Building an audio room - 12x22 - electrical plan?


I am at the pount of adding a new room which will be my audio room. It will be 12x22 feet with the audio on the short wall. While I would like to Go wider than this I do have size limits that I have to adhere to. The contractors will be adding electric to the room and I have not yet decided what to request. Based off of what I have read I am assuming that 2 20 amp circuits are the way to go. Any other recommendations? I am looking to add things now that will be easier done during construction then down the road.

I will also be adding a layer of Homasote sound barrier to the sheetrock to keep me toe tapping to myself. The floor will be carpet. Any other items to consider up front?
128x128michaelkingdom
Michael:
The advice above is good. They are talking about (4) duplex receptacles, with each duplex on its own dedicated circuit. Amps on 20A with #10 is good advice and only a modest upcharge from USA code minimum of #12. Lighting is a separate (5th) ckt. Yes, your electrician will think you are wacky. Good luck.
I did run 2 ea 220 Volt lines into my room (1 on the amp wall and one on the front end wall) in addition to the 6 ea 120V lines so that I can run 220V equipment when needed. I was however made aware of, here on this forum, that it is not up to code to do so in a residential setting so your electrician may not want to do it for you.

Best of luck

Peter
It's not code to run 220 power in a residential setting? I'm curious where you got your information. Electric dryers, water heaters, and ranges all run on 220 power. There is no code that says you can't have 220 power in your house. Or even three phase for that matter.

I don't know any stereo gear that runs on 220v, however.
Running 220/240 single phase into a dwelling is not an issue, but there are probably restrictions on the type of room, e.g. a bedroom, you can run it to. This should be checked with the local building inspector. I concur with S7horton about the availability of 220 VAC 60 Hz equipment, very few if any. My only recollection of a 220 VAC unit was a Very high current amp a few years back in a show report. An important comment on European equipment, it is designed for 50 Hz and won't work on our 220 (60 Hz). You would need a transformer or power regenerator to use it.
Here

Above link to an earlier discussion about this subject JEA48 gives excellent advise on the code issue of 220V outlets in a residential setting.

As far as running stereo equipment on 220V / 60Hz it is actually easier for a transformer to run on 60 Hz than on 50hz and most of the equipment will happily run on 60Hz.
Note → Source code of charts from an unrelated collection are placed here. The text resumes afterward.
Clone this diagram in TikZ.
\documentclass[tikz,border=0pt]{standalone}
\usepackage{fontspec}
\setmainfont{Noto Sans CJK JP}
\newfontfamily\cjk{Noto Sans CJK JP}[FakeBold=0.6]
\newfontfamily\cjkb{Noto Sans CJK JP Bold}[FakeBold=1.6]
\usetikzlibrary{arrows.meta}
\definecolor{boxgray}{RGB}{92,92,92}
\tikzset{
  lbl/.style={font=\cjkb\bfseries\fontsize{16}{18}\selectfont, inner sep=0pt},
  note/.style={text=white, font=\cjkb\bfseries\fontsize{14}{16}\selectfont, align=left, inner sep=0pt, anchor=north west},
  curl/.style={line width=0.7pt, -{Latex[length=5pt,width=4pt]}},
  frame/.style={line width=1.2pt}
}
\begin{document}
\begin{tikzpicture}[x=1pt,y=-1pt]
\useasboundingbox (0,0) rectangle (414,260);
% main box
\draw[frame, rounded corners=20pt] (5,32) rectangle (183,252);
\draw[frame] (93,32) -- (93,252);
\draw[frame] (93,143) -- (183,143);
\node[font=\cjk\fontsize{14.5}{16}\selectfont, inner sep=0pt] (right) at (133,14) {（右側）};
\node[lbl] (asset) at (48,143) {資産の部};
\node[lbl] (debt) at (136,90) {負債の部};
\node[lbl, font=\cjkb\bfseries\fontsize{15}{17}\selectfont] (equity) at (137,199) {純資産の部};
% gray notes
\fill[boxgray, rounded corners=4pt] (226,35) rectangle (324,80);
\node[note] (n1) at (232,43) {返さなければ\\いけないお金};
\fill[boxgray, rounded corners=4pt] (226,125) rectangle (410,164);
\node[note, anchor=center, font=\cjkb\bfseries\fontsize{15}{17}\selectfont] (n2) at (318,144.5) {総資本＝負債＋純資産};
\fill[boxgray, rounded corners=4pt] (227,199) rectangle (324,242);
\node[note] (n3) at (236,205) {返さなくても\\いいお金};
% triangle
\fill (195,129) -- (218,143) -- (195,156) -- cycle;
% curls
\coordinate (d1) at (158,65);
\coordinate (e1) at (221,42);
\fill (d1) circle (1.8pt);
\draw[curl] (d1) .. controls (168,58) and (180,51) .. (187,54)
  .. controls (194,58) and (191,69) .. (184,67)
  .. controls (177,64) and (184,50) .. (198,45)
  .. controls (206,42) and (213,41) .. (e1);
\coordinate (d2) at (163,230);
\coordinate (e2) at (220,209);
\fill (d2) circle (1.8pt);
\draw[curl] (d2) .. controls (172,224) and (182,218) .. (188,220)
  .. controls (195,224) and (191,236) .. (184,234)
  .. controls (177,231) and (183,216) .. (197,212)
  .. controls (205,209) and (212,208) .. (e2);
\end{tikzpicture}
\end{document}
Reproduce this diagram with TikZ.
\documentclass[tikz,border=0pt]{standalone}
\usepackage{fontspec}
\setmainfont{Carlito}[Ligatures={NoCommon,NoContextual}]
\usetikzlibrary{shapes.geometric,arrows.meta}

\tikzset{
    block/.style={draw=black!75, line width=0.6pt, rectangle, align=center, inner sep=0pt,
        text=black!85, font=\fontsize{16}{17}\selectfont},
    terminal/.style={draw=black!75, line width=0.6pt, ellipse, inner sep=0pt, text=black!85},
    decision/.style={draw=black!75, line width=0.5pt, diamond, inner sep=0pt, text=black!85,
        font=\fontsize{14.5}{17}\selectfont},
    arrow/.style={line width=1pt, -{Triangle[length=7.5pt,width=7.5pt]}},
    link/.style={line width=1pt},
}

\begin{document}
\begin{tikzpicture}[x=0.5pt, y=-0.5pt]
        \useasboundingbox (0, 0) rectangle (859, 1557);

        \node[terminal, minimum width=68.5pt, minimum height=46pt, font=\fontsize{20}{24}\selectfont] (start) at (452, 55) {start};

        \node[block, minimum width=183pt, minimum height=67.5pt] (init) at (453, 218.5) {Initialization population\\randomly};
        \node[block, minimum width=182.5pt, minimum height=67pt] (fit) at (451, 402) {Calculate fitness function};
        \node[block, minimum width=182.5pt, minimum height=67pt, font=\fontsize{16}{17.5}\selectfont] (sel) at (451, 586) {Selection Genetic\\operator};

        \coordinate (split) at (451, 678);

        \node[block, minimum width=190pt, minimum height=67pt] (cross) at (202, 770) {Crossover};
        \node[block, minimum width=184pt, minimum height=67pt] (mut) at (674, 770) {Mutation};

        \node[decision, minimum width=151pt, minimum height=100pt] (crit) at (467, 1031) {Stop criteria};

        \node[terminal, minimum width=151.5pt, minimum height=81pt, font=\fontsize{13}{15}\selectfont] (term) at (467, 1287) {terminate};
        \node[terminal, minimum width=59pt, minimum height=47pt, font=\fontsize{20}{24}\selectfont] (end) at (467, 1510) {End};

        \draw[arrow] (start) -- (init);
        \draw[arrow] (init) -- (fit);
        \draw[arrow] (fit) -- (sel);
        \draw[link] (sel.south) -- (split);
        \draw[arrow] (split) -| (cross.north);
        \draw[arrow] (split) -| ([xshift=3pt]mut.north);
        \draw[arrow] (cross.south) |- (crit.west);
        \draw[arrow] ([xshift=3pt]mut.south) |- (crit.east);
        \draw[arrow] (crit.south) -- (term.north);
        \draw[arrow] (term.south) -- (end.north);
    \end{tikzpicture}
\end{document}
In most equipment the AC signal is rectified as soon as it enters the machine at which point the AC line frequency is irrelevant. If the transformer have multi winding primaries its only a matter of running these in parallel for 117V operation and series for 234V operation.

Some of the larger companies that wish to control where their equipment ends up do build some frequency monitoring devices into their stuff to prevent its use in other markets than originally sold. However without these the equipment would happily work on either 50 or 60 hz.